Cosa prevede l 'accordo?
Possiamo affermare due cose una che viene rilanciata la contrattazione nel settore statale e poi nasce la condivisione delle organizzazioni sindacali dei principi cardine della riforma della Pubblica Amministrazione. Questi principi devono essere fondati da maggiore efficienza e produttività del comparto pubblico, la quale
deve unire-legare le retribuzioni al miglioramento del rendimento dei dipendenti.

Certamente questo accordo sul salario di produttività nella P.A., deve essere visto nell'ambito del blocco del rinnovo dei contratti. Ed è grazie a questo accordo che vengono garantite le retribuzioni dei dipendenti pubblici, legando al merito individuale le risorse finanziarie derivanti dal miglioramento organizzativo e di efficienza. aspetto che dovrebbe unire i sindacati e non dividere, soprattutto per il bene di chi lavora e dovrà lavorare ancora per tanto tempo.

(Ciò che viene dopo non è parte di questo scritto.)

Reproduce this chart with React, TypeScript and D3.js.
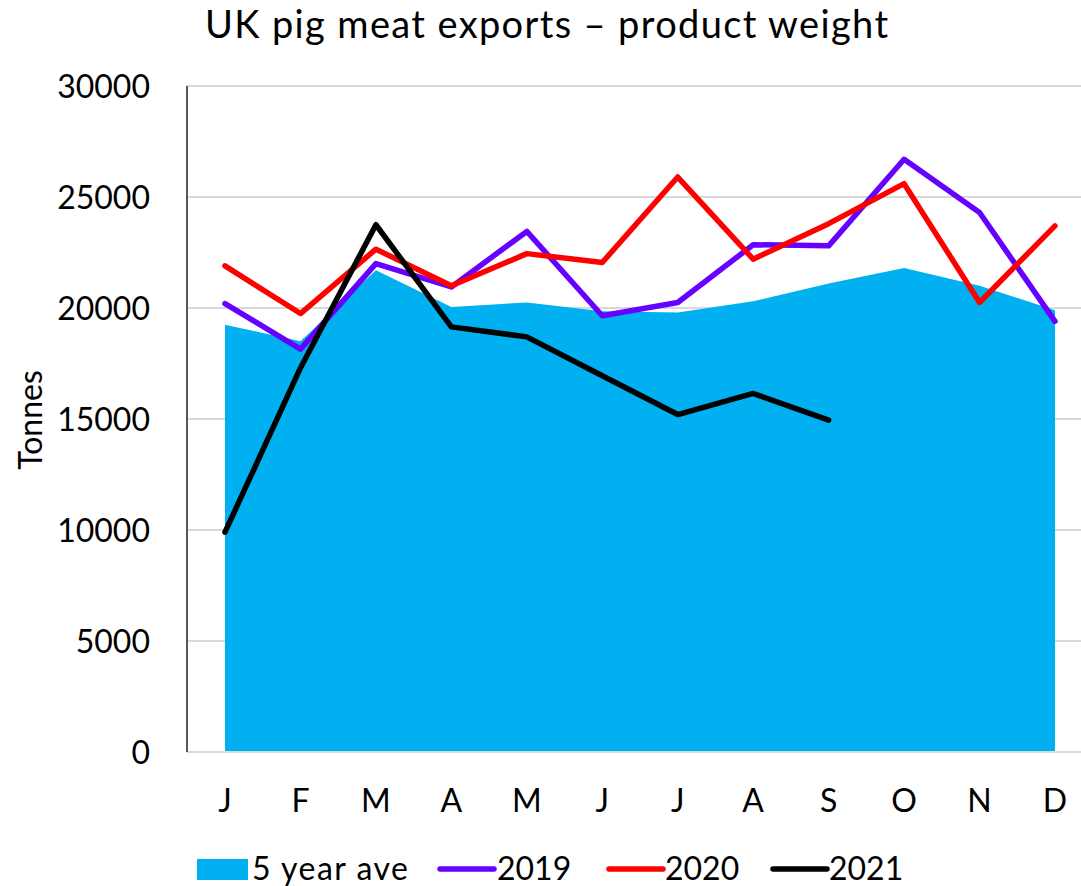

La Camusso, leader della CGIL, ha attaccato il governo e le parti sociali che hanno firmato l'accordo sostenendo che si sono inventati un testo che non affronta i problemi urgenti che abbiamo, anche se, e ribadiamo, che  l'accordo ricordiamo ha legato gli aumenti salariali dei dipendenti pubblici alla produttività, sicuramente è una innovazione che deve essere affrontata con un giusto spirito.
Per la Cisl è un accordo importante. Gli stipendi dei dipendenti pubblici devono essere salvaguardati e grazie a questa intesa lo saranno per intero. Anche la Uil ha asserito che questa iniziativa è stata opportuna perché permette, di evitare il rischio di diminuire le retribuzioni dei pubblici dipendenti.
Sarebbe stata una vera opportunità da parte della CGIL firmare l'accordo in quanto l’efficacia e l’efficienza della pubblica amministrazione è da raggiungere non contro i dipendenti ma a favore dei dipendenti, certo che quando si cerca di smuovere i meccanismi complicati ed intricati che regolano l'economia e il lavoro, spingendo la ripresa e puntellando i salari legandoli al merito e facile riscontrare da chi ha fatto del sindacato una linea di consevatorismo delle idee trovare un forte ostacolo verso una nuova e giovane politica economica e del lavoro.